### Dataset records
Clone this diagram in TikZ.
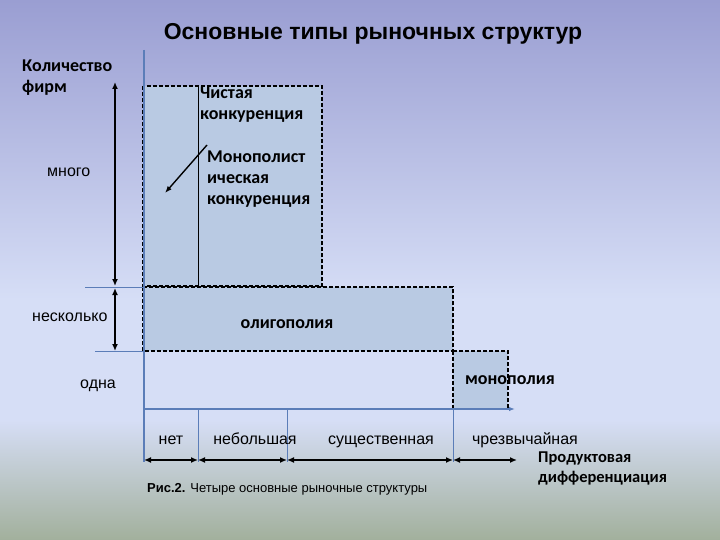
\documentclass[tikz,border=0pt]{standalone}
\usepackage{fontspec}
\setmainfont{Liberation Sans}
\newfontfamily\calfnt{Carlito}
\usetikzlibrary{arrows.meta}
\definecolor{bgtop}{HTML}{9A9ED2}
\definecolor{bgmid}{HTML}{D6DEF6}
\definecolor{bgbot}{HTML}{A2B09C}
\definecolor{boxf}{HTML}{B9CAE3}
\definecolor{axisc}{HTML}{5B7DB8}
\tikzset{
  box/.style={draw=black, line width=1.6pt, dash pattern=on 4pt off 2pt, fill=boxf},
  dim/.style={line width=1.6pt, {Latex[length=7pt,width=6pt]}-{Latex[length=7pt,width=6pt]}},
  thinax/.style={draw=axisc, line width=0.8pt},
  lbl/.style={font=\fontsize{16}{18}\selectfont, anchor=base west, inner sep=0},
  lblb/.style={font=\calfnt\bfseries\fontsize{18}{21}\selectfont, align=left, anchor=base west, inner sep=0},
  bot/.style={font=\fontsize{16}{18}\selectfont, anchor=base, inner sep=0}
}
\begin{document}
\begin{tikzpicture}[x=1pt,y=-1pt]
\useasboundingbox (0,0) rectangle (720,540);
\shade[top color=bgtop, bottom color=bgmid] (0,0) rectangle (720,300);
\fill[bgmid] (0,299) rectangle (720,421);
\shade[top color=bgmid, bottom color=bgbot] (0,420) rectangle (720,540);
% boxes
\draw[box] (143,86) rectangle (322,286);
\draw[box] (143,287) rectangle (453,351);
\draw[box] (453,351) rectangle (508,409);
\draw[black, line width=0.8pt] (198,86) -- (198,286);
% axes
\coordinate (ytop) at (144,50);
\coordinate (o) at (144,409);
\coordinate (xend) at (515,409);
\draw[axisc, line width=1.4pt] (ytop) -- (144,462);
\draw[axisc, line width=1.2pt, -{Latex[length=6pt]}] (o) -- (xend);
\draw[thinax] (85,287) -- (143,287);
\draw[thinax] (95,351) -- (143,351);
\foreach \x in {198,287,453} \draw[thinax] (\x,409) -- (\x,462);
% left dims
\coordinate (l1) at (115,82); \coordinate (l2) at (115,286);
\coordinate (l3) at (115,288); \coordinate (l4) at (115,351);
\draw[dim] (l1) -- (l2);
\draw[dim] (l3) -- (l4);
% bottom dims
\coordinate (b0) at (144,460); \coordinate (b1) at (198,460);
\coordinate (b2) at (287,460); \coordinate (b3) at (453,460);
\coordinate (b4) at (517,460);
\draw[dim] (b0) -- (b1); \draw[dim] (b1) -- (b2);
\draw[dim] (b2) -- (b3); \draw[dim] (b3) -- (b4);
% texts
\node[font=\bfseries\fontsize{23}{26}\selectfont] (title) at (373,34) {Основные типы рыночных структур};
\node[lblb] (kol) at (22,93) {Количество\\фирм};
\node[lbl] (mn) at (47,177) {много};
\node[lbl] (nes) at (32,321) {несколько};
\node[lbl] (od) at (80,388) {одна};
\node[lblb] (chk) at (200,120) {Чистая\\конкуренция};
\node[lblb, font=\calfnt\bfseries\fontsize{18}{21.5}\selectfont] (mk) at (207,205) {Монополист\\ическая\\конкуренция};
\coordinate (a1) at (207,145); \coordinate (a2) at (165,193);
\draw[line width=1.4pt, -{Latex[length=7pt]}] (a1) -- (a2);
\node[lblb, anchor=base] (ol) at (287,328) {олигополия};
\node[lblb, anchor=base] (mo) at (510,384) {монополия};
\node[bot] (t1) at (171,444) {нет};
\node[bot] (t2) at (255,444) {небольшая};
\node[bot] (t3) at (381,444) {существенная};
\node[bot] (t4) at (525,444) {чрезвычайная};
\node[anchor=base west, font=\fontsize{13}{15}\selectfont, inner sep=0] (cap) at (147,492) {\textbf{Рис.2.} Четыре основные рыночные структуры};
\node[lblb, font=\calfnt\bfseries\fontsize{16.5}{19.5}\selectfont] (pd) at (538,482) {Продуктовая\\дифференциация};
\end{tikzpicture}
\end{document}
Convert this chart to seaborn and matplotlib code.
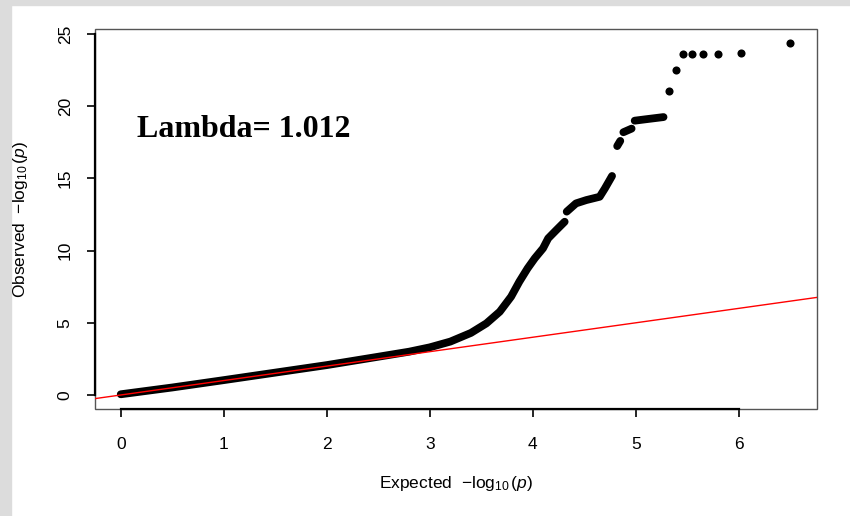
import matplotlib
matplotlib.use("Agg")
import matplotlib.pyplot as plt
from matplotlib.patches import Rectangle
import seaborn as sns
import pandas as pd

# ---- data ----
seg_main_x = [0.0, 0.5, 1.0, 1.5, 2.0, 2.5, 2.8, 3.0, 3.2, 3.4, 3.55, 3.68, 3.79, 3.87, 3.95, 4.02, 4.10, 4.15, 4.23, 4.31]
seg_main_y = [0.05, 0.52, 1.03, 1.55, 2.07, 2.65, 3.0, 3.3, 3.7, 4.3, 4.96, 5.77, 6.81, 7.85, 8.77, 9.47, 10.16, 10.85, 11.43, 12.0]
seg2_x = [4.33, 4.42, 4.52, 4.65, 4.70, 4.77]
seg2_y = [12.7, 13.27, 13.5, 13.73, 14.3, 15.17]
seg3_x = [4.82, 4.85]
seg3_y = [17.24, 17.6]
seg4_x = [4.88, 4.96]
seg4_y = [18.2, 18.45]
seg5_x = [4.99, 5.10, 5.27]
seg5_y = [19.0, 19.1, 19.25]
dots_x = [5.32, 5.39, 5.46, 5.55, 5.65, 5.80, 6.02, 6.50]
dots_y = [21.05, 22.5, 23.6, 23.6, 23.6, 23.65, 23.7, 24.35]

x_ticks = [0, 1, 2, 3, 4, 5, 6]
y_ticks = [0, 5, 10, 15, 20, 25]
lambda_text = "Lambda= 1.012"

sns.set_style("white")
plt.rcParams["font.family"] = ["Liberation Sans", "DejaVu Sans"]
plt.rcParams["mathtext.fontset"] = "custom"
plt.rcParams["mathtext.rm"] = "Liberation Sans"
plt.rcParams["mathtext.it"] = "Liberation Sans:italic"
plt.rcParams["text.color"] = "black"
plt.rcParams["axes.labelcolor"] = "black"
plt.rcParams["xtick.color"] = "black"
plt.rcParams["ytick.color"] = "black"

segs = []
for i, (xs, ys) in enumerate([(seg_main_x, seg_main_y), (seg2_x, seg2_y), (seg3_x, seg3_y),
                              (seg4_x, seg4_y), (seg5_x, seg5_y)]):
    segs.append(pd.DataFrame({"x": xs, "y": ys, "seg": i}))
df_lines = pd.concat(segs, ignore_index=True)
df_dots = pd.DataFrame({"x": dots_x, "y": dots_y})

fig = plt.figure(figsize=(8.5, 5.16), dpi=100, facecolor="white")
# gray frame strips (top and left)
fig.patches.append(Rectangle((0, 1 - 5 / 516), 1, 5 / 516, transform=fig.transFigure,
                             color="#dcdcdc", zorder=-10))
fig.patches.append(Rectangle((0, 0), 11 / 850, 1, transform=fig.transFigure,
                             color="#dcdcdc", zorder=-10))

ax = fig.add_axes([95 / 850, 1 - 409 / 516, (817 - 95) / 850, (409 - 29) / 516])
ax.set_facecolor("white")

sns.lineplot(data=df_lines, x="x", y="y", units="seg", estimator=None, color="black",
             linewidth=5.6, solid_capstyle="round", solid_joinstyle="round", sort=False,
             ax=ax, zorder=2)
sns.scatterplot(data=df_dots, x="x", y="y", color="black", s=34, linewidth=0, ax=ax, zorder=2)
ax.axline((0, 0), slope=1, color="red", linewidth=1.0, zorder=3)

ax.set_xlim(-0.25, 6.76)
ax.set_ylim(-0.97, 25.35)
ax.set_xticks(x_ticks)
ax.set_yticks(y_ticks)
ax.set_xticklabels([str(t) for t in x_ticks], fontsize=12.5)
ax.set_yticklabels([str(t) for t in y_ticks], fontsize=12.5, rotation=90, va="center")
ax.tick_params(axis="x", direction="out", length=6, width=1.2, color="black",
               bottom=True, pad=14)
ax.tick_params(axis="y", direction="out", length=6, width=1.2, color="black",
               left=True, pad=10)

for side in ["top", "right"]:
    ax.spines[side].set_visible(False)
ax.spines["bottom"].set_bounds(x_ticks[0], x_ticks[-1])
ax.spines["left"].set_bounds(y_ticks[0], y_ticks[-1])
for side in ["bottom", "left"]:
    ax.spines[side].set_color("black")
    ax.spines[side].set_linewidth(1.6)
ax.add_patch(Rectangle((0, 0), 1, 1, transform=ax.transAxes, fill=False,
                       edgecolor="#555555", linewidth=1.0, clip_on=False, zorder=1))

ax.set_xlabel(r"Expected  $-\log_{10}(p)$", fontsize=12.5, labelpad=16)
ax.set_ylabel(r"Observed  $-\log_{10}(p)$", fontsize=12.5, labelpad=20)

ax.text(0.16, 17.9, lambda_text, fontsize=23, fontweight="bold",
        family=["Liberation Serif", "DejaVu Serif"], va="baseline", ha="left")

fig.savefig("out.png", dpi=100, facecolor="white")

### Instructions to follow
Only the stretch from the line with "Convert this chart" through the line with "import pandas as pd" should be copied, exactly and with both ends. Drop the pictures.

### The result
Convert this chart to seaborn and matplotlib code.
import matplotlib
matplotlib.use("Agg")
import matplotlib.pyplot as plt
from matplotlib.patches import Rectangle
import seaborn as sns
import pandas as pd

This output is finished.